Working with children was a far cry from Judy’s former profession in the corporate financial world, but she knew she had finally found her calling.

After a couple months volunteering at Moody Elementary, she met the school’s education assistants, school staff who provide individual in-classroom support to students with special needs. It was a career she had never heard about before, and realized that the difference she made as a ONE TO ONE volunteer could become a full-time job. The school principal happily agreed to let Judy job-shadow the education assistants to see if it would be the right path for her.

And Judy was right: she loved it. After nearly 30 years, Judy will soon be returning to school at Stenberg College’s education assistant program.
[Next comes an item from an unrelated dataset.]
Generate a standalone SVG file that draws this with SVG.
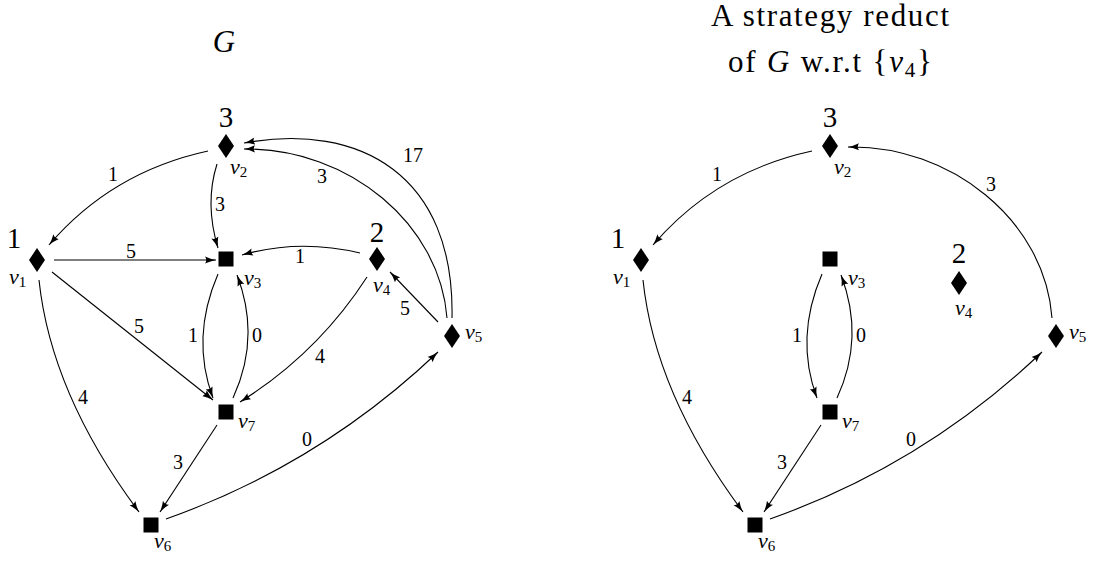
<svg xmlns="http://www.w3.org/2000/svg" width="1099" height="561" viewBox="0 0 1099 561">
<defs>
<marker id="arr" markerUnits="userSpaceOnUse" markerWidth="12" markerHeight="9" refX="11" refY="4" orient="auto">
<path d="M0,0.4 Q5.5,3 11,4 Q5.5,5 0,7.6 Q2.5,4 0,0.4 Z" fill="#000"/>
</marker>
<polygon id="dia" points="0,-12 8,0 0,12 -8,0"/>
<rect id="sq" x="-7.5" y="-7.5" width="15" height="15"/>
</defs>
<style>
.e{fill:none;stroke:#000;stroke-width:1.1;marker-end:url(#arr)}
text{font-family:"Liberation Serif","Times New Roman",serif;fill:#000}
.el{font-size:20px;text-anchor:middle}
.nl{font-size:29px;text-anchor:middle}
.vl{font-size:22px;font-style:italic}
.sub{font-size:15px;font-style:normal}
.t{font-size:31px;text-anchor:middle}
</style>
<rect width="1099" height="561" fill="#fff"/>

<text class="t" x="224" y="52" font-style="italic">G</text>
<text class="t" x="830" y="26" textLength="238" lengthAdjust="spacing">A strategy reduct</text>
<text class="t" x="830" y="72" textLength="204" lengthAdjust="spacing">of <tspan font-style="italic">G</tspan> w.r.t {<tspan font-style="italic">v</tspan><tspan font-size="21" dy="5">4</tspan><tspan dy="-5">}</tspan></text>

<g id="connectors">
<g id="left-edges">
<path class="e" d="M208,151 Q111.5,172 49,245"/>
<path class="e" d="M217,164 Q204.5,203.5 218,248"/>
<path class="e" d="M54,260 L216,260"/>
<path class="e" d="M360,253 Q299,238.5 242,255"/>
<path class="e" d="M438,322 L390,272"/>
<path class="e" d="M447,318 C440,225 350,148 244,149"/>
<path class="e" d="M452,318 C455,175 360,122 244,143"/>
<path class="e" d="M52,272 L213,400"/>
<path class="e" d="M39,280 Q51,394 139,512"/>
<path class="e" d="M218,274 Q190.5,338 213,398"/>
<path class="e" d="M233,398 Q261,337.5 237,275"/>
<path class="e" d="M367,277 Q317.5,353.7 240,402"/>
<path class="e" d="M217,425 L160,512"/>
<path class="e" d="M166,519 Q319.8,464.5 438,352"/>
<text class="el" x="113" y="181">1</text>
<text class="el" x="220" y="211">3</text>
<text class="el" x="131" y="258">5</text>
<text class="el" x="300" y="263">1</text>
<text class="el" x="405" y="315">5</text>
<text class="el" x="322" y="183">3</text>
<text class="el" x="413" y="162">17</text>
<text class="el" x="139" y="333">5</text>
<text class="el" x="83" y="404">4</text>
<text class="el" x="193" y="342">1</text>
<text class="el" x="257" y="342">0</text>
<text class="el" x="320" y="363">4</text>
<text class="el" x="178" y="469">3</text>
<text class="el" x="307" y="446">0</text>
</g>
<g id="right-edges">
<g transform="translate(604,0)">
<path class="e" d="M208,151 Q111.5,172 49,245"/>
<path class="e" d="M39,280 Q51,394 139,512"/>
<path class="e" d="M218,274 Q190.5,338 213,398"/>
<path class="e" d="M233,398 Q261,337.5 237,275"/>
<path class="e" d="M217,425 L160,512"/>
<path class="e" d="M166,519 Q319.8,464.5 438,352"/>
<text class="el" x="113" y="181">1</text>
<text class="el" x="83" y="404">4</text>
<text class="el" x="193" y="342">1</text>
<text class="el" x="257" y="342">0</text>
<text class="el" x="178" y="469">3</text>
<text class="el" x="307" y="446">0</text>
</g>
<path class="e" d="M1052,318 C1045,220 950,145 848,147"/>
<text class="el" x="991" y="191">3</text>
</g>
</g>

<g id="v1"><use href="#dia" x="37" y="260"/><text class="nl" x="14" y="248">1</text><text class="vl" x="9" y="284">v<tspan class="sub" dy="3">1</tspan></text></g>
<g id="v2"><use href="#dia" x="226" y="146"/><text class="nl" x="226" y="127">3</text><text class="vl" x="230" y="174">v<tspan class="sub" dy="3">2</tspan></text></g>
<g id="v3"><use href="#sq" x="226" y="259"/><text class="vl" x="244" y="285">v<tspan class="sub" dy="3">3</tspan></text></g>
<g id="v4"><use href="#dia" x="377" y="259"/><text class="nl" x="377" y="242">2</text><text class="vl" x="373" y="292">v<tspan class="sub" dy="3">4</tspan></text></g>
<g id="v5"><use href="#dia" x="452" y="336"/><text class="vl" x="465" y="339">v<tspan class="sub" dy="3">5</tspan></text></g>
<g id="v6"><use href="#sq" x="151" y="525"/><text class="vl" x="154" y="548">v<tspan class="sub" dy="3">6</tspan></text></g>
<g id="v7"><use href="#sq" x="226" y="412"/><text class="vl" x="238" y="428">v<tspan class="sub" dy="3">7</tspan></text></g>

<g id="r-v1"><use href="#dia" x="641" y="260"/><text class="nl" x="618" y="248">1</text><text class="vl" x="613" y="284">v<tspan class="sub" dy="3">1</tspan></text></g>
<g id="r-v2"><use href="#dia" x="830" y="146"/><text class="nl" x="830" y="127">3</text><text class="vl" x="834" y="174">v<tspan class="sub" dy="3">2</tspan></text></g>
<g id="r-v3"><use href="#sq" x="830" y="259"/><text class="vl" x="848" y="285">v<tspan class="sub" dy="3">3</tspan></text></g>
<g id="r-v4"><use href="#dia" x="959" y="283"/><text class="nl" x="959" y="263">2</text><text class="vl" x="955" y="315">v<tspan class="sub" dy="3">4</tspan></text></g>
<g id="r-v5"><use href="#dia" x="1056" y="336"/><text class="vl" x="1069" y="339">v<tspan class="sub" dy="3">5</tspan></text></g>
<g id="r-v6"><use href="#sq" x="755" y="525"/><text class="vl" x="758" y="548">v<tspan class="sub" dy="3">6</tspan></text></g>
<g id="r-v7"><use href="#sq" x="830" y="412"/><text class="vl" x="842" y="428">v<tspan class="sub" dy="3">7</tspan></text></g>
</svg>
“When I saw what my work with children was doing and how it made me feel to do it, going back to school was a no-brainer,” she says.

Unfortunately, Judy’s new school schedule means she will no longer be volunteering for ONE TO ONE. But Judy says she will always be grateful for stumbling upon that fateful advertisement in September.

“It’s given me some direction to a new life I had never even thought of before,” she says. “If it wasn’t for ONE TO ONE, I wouldn’t have discovered this possibility.”

Judy had her last volunteer shift at Moody Elementary in June. One of her students began crying when Judy told her that she wouldn’t be coming back—a thought that brought Judy to tears as well. But knowing that she has years of connections like this ahead of her, Judy’s more excited than ever.

“One door closed and many, many more opened,” Judy says. “I learned it’s never too late to make a career change for something you care about.”

ONE TO ONE is a free literacy tutoring program backed by a mission to help children develop literacy skills to last a lifetime. Students who need a reading-skills boost are selected by their teachers and meet two to three times a week with a ONE TO ONE volunteer tutor. For 30 minutes at a time, they read in an environment where it is okay to take risks, make mistakes and learn at their own pace.